Real-time Sync Tasks
The "Development" module of the Singdata Lakehouse workspace integrates the capabilities of defining and scheduling data sync tasks. With the data sync task editor in the data development module, you can quickly create data sync tasks. The following explains the creation and use of real-time sync tasks.
Create a New Data Sync Task
You can create a new sync task from both the workspace and the development entry.
-
Create from Workspace Through the console "Workspace" entry, select to create a new offline sync or real-time sync task under the "New" button on the right.
-
Create from Development Entry You can enter the "Development" page and select to create a new sync task in the specified directory in the task area.

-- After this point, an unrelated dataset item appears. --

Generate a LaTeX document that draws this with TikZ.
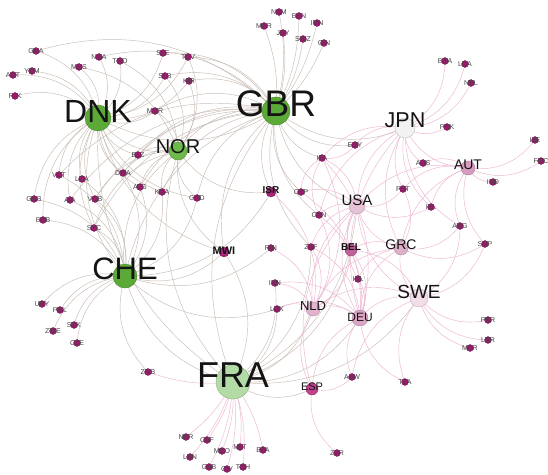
\documentclass[tikz,border=0pt]{standalone}
\usepackage{fontspec}
\setmainfont{Liberation Sans}
\usetikzlibrary{calc}
\pgfdeclarelayer{bg}
\pgfsetlayers{bg,main}
\definecolor{dotc}{HTML}{A3176F}
\definecolor{dotb}{HTML}{6B0B48}
\definecolor{hubg}{HTML}{5BAA38}
\definecolor{hubgl}{HTML}{6DB94A}
\definecolor{fral}{HTML}{B3DBA5}
\definecolor{edg}{HTML}{C9BCB4}
\definecolor{edp}{HTML}{EDB5D2}
\definecolor{labc}{HTML}{444444}
\definecolor{jpnc}{HTML}{F2F2F2}
\definecolor{usac}{HTML}{E6C3D6}
\definecolor{autc}{HTML}{D79BBF}
\definecolor{grcc}{HTML}{DDB0C9}
\definecolor{swec}{HTML}{F2DDE9}
\definecolor{nldc}{HTML}{E2B3CF}
\definecolor{deuc}{HTML}{DBA5C5}
\definecolor{belc}{HTML}{C0609A}
\definecolor{espc}{HTML}{C2418C}
\definecolor{mwic}{HTML}{A82579}
\begin{document}
\begin{tikzpicture}[x=1pt,y=-1pt,
  sm/.style={rectangle,inner sep=0pt,minimum height=8pt,minimum width=8pt,
    font=\fontsize{7}{7}\selectfont,text=labc,
    path picture={\fill[dotc,draw=dotb,line width=0.4pt] (path picture bounding box.center) circle (3.4pt);}},
  hub/.style n args={5}{circle,inner sep=0pt,minimum size=#1,fill=#2,draw=#2!80!black,line width=0.4pt,
    label={[font=\fontsize{#3}{#3}\selectfont,text=black!92,yshift=#4]center:#5}},
  hubb/.style n args={5}{circle,inner sep=0pt,minimum size=#1,fill=#2,draw=#2!80!black,line width=0.4pt,
    label={[font=\fontsize{#3}{#3}\selectfont\bfseries,text=black!92,yshift=#4]center:#5}},
  eg/.style={edg,line width=0.45pt},
  ep/.style={edp,line width=0.45pt}
]
\useasboundingbox (0,0) rectangle (548,474);
% hubs
\node[hub={26pt}{hubg}{32}{6.5pt}{DNK}] (DNK) at (98,118) {};
\node[hub={28pt}{hubg}{37}{7.5pt}{GBR}] (GBR) at (276,111) {};
\node[hub={18pt}{hubgl}{20}{4.5pt}{NOR}] (NOR) at (178,151) {};
\node[hub={24pt}{hubg}{31}{7.5pt}{CHE}] (CHE) at (125,276) {};
\node[hub={34pt}{fral}{36}{6.5pt}{FRA}] (FRA) at (233,382) {};
\node[hub={20pt}{jpnc}{21.5}{8pt}{JPN}] (JPN) at (405,128) {};
\node[hub={16pt}{usac}{15}{6pt}{USA}] (USA) at (357,206) {};
\node[hub={14pt}{autc}{14}{3pt}{AUT}] (AUT) at (468,168) {};
\node[hub={14pt}{grcc}{14}{3pt}{GRC}] (GRC) at (401,248) {};
\node[hub={18pt}{swec}{19}{6pt}{SWE}] (SWE) at (419,298) {};
\node[hub={14pt}{nldc}{13}{3pt}{NLD}] (NLD) at (313,309) {};
\node[hub={16pt}{deuc}{12}{1pt}{DEU}] (DEU) at (360,318) {};
\node[hubb={12pt}{belc}{10}{3pt}{BEL}] (BEL) at (351,250) {};
\node[hub={12pt}{espc}{11}{2pt}{ESP}] (ESP) at (312,389) {};
\node[hubb={10pt}{mwic}{11}{1pt}{MWI}] (MWI) at (224,252) {};
\node[hubb={10pt}{mwic}{10}{2pt}{ISR}] (ISR) at (271,192) {};
% small nodes
\foreach \n/\t/\x/\y in {
 GHA/GHA/36/51, YEM/YEM/32/71, AGT/AGT/13/75, FLK/FLK/15/96, MUS/MUS/79/67,
 NGA/NGA/99/57, TGO/TGO/120/61, SLE/SLE/163/53, TUV/TUV/188/57, SLB/SLB/165/76,
 KIR/KIR/189/81, MOR/MOR/155/111, BLZ/BLZ/138/155, VCT/VCT/59/175, LCAb/LCA/82/179,
 DMA/DMA/123/173, ATG/ATG/140/187, KNA/KNA/162/192, GRD/GRD/197/198, GNB/GNB/34/199,
 AIA/AIA/70/200, VGB/VGB/95/199, BRB/BRB/43/220, SYC/SYC/94/228, URY/URY/42/304,
 POL/POL/60/310, SVK/SVK/74/325, ZWE/ZWE/53/331, CZE/CZE/77/343, ZMB/ZMB/148/372,
 NAM/NAM/279/12, BEN/BEN/299/16, MHR/MHR/264/26, IMN/IMN/317/23, JEY/JEY/283/33,
 SWZ/SWZ/303/39, GIN/GIN/324/43, EGY/EGY/355/145, ITA/ITA/322/158, CYP/CYP/301/192,
 CAN/CAN/319/215, RIN/RIN/271/248, ZAF/ZAF/311/247, IRN/IRN/275/283, IRL/IRL/358/279,
 LUX/LUX/277/309, BRA/BRA/445/61, LCAa/LCA/465/64, NPL/NPL/471/83, PRK/PRK/447/127,
 AUS/AUS/423/163, LIE/LIE/535/140, FOC/FOC/541/161, IND/IND/493/182, PRT/PRT/403/189,
 ISL/ISL/431/207, ARG/ARG/460/226, SGP/SGP/485/244, PER/PER/488/320, LBR/LBR/488/340,
 MAR/MAR/470/348, TZA/TZA/405/382, ABW/ABW/352/377, ZAR/ZAR/337/453, NER/NER/186/437,
 CAF/CAF/207/440, MCO/MCO/222/451, MLT/MLT/240/447, BFA/BFA/263/450, LBN/LBN/190/457,
 GAB/GAB/209/467, CIV/CIV/227/469, TCH/TCH/243/467}
 \node[sm] (\n) at (\x,\y) {\t};
% edges
\begin{pgfonlayer}{bg}
\fill[white] (0,0) rectangle (548,474);
\foreach \t in {GHA,YEM,AGT,FLK,MUS,NGA,TGO,SLE,SLB,TUV,KIR,MOR,BLZ,VCT,LCAb,DMA,ATG,KNA,GRD,GNB,AIA,VGB,BRB,SYC,NOR,GBR,CHE,FRA,MWI}
  \draw[eg] (DNK.center) to[bend right=30] (\t.center);
\foreach \t in {NAM,BEN,MHR,IMN,JEY,SWZ,GIN}
  \draw[eg] (GBR.center) to[bend right=12] (\t.center);
\foreach \t in {SLE,SLB,TUV,KIR,MOR,BLZ,DMA,ATG,KNA,GRD,VCT,AIA,VGB,SYC,GHA,NGA,ISR,CYP,MWI,NOR,CHE,FRA,JPN,USA,ITA,EGY,CAN,ZAF}
  \draw[eg] (GBR.center) to[bend right=30] (\t.center);
\foreach \t in {SLB,KIR,MOR,BLZ,DMA,ATG,KNA,GRD,VGB,SYC,TUV,CHE,FRA,MWI,ISR,TGO,MUS}
  \draw[eg] (NOR.center) to[bend right=30] (\t.center);
\foreach \t in {URY,POL,SVK,ZWE,CZE,ZMB,GNB,BRB,AIA,VGB,SYC,LCAb,VCT,DMA,ATG,KNA,GRD,FRA,MWI,ISR,RIN,LUX}
  \draw[eg] (CHE.center) to[bend right=30] (\t.center);
\foreach \t in {NER,CAF,MCO,MLT,BFA,LBN,GAB,CIV,TCH,ZMB}
  \draw[ep] (FRA.center) to[bend left=12] (\t.center);
\foreach \t in {ESP,NLD,DEU,LUX,IRN,MWI,BEL,USA,ZAF,SWE}
  \draw[eg] (FRA.center) to[bend right=30] (\t.center);
\foreach \t in {BRA,LCAa,NPL,PRK,AUS,AUT,EGY,ITA,USA,PRT,ISL,ARG,CAN,DEU,GRC}
  \draw[ep] (JPN.center) to[bend right=30] (\t.center);
\foreach \t in {LIE,FOC,IND,AUS,PRT,ARG,ISL,SGP,USA,GRC}
  \draw[ep] (AUT.center) to[bend right=30] (\t.center);
\foreach \t in {ITA,CYP,CAN,ZAF,BEL,GRC,IRL,DEU,NLD,PRT,ISL,SWE,ESP}
  \draw[ep] (USA.center) to[bend right=30] (\t.center);
\foreach \t in {ARG,SGP,BEL,IRL,DEU,SWE,NLD,PRT}
  \draw[ep] (GRC.center) to[bend right=30] (\t.center);
\foreach \t in {PER,LBR,MAR,TZA,SGP,ARG,DEU,NLD,BEL,ABW}
  \draw[ep] (SWE.center) to[bend right=30] (\t.center);
\foreach \t in {TZA,ABW,ESP,NLD,IRL,BEL,ZAF,CAN,ITA,CYP,IRN,LUX}
  \draw[ep] (DEU.center) to[bend right=30] (\t.center);
\foreach \t in {ESP,LUX,IRN,RIN,ZAF,BEL,CAN,ITA,ISR}
  \draw[ep] (NLD.center) to[bend right=30] (\t.center);
\foreach \t in {ZAR,ABW}
  \draw[ep] (ESP.center) to[bend right=30] (\t.center);
\foreach \t in {EGY,CYP,CAN}
  \draw[ep] (ITA.center) to[bend right=30] (\t.center);
\end{pgfonlayer}
\end{tikzpicture}
\end{document}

Real-time Sync Task Development
Here, we take the real-time sync of Kafka data source to Lakehouse as an example.
-
Create a new real-time data sync task and configure source and target information Select the Kafka data source, choose the Topic through the data object, and specify the offset and message format. Select the Lakehouse data source and the corresponding data object for the target end.
By default, the built-in fields of the Kafka Topic are used for data field mapping. If the message format in the Topic is JSON, you can also use the new calculated column method to parse the content in the value field through JSONPath rules, such as $.id, $.data.code。
-
Deploy to Production Real-time sync tasks do not support test runs in the development state and do not require scheduling strategy configuration. You can publish the task through the "Submit" button.
After submission, you can perform start and stop operations and monitoring of real-time sync tasks in the Operations Center.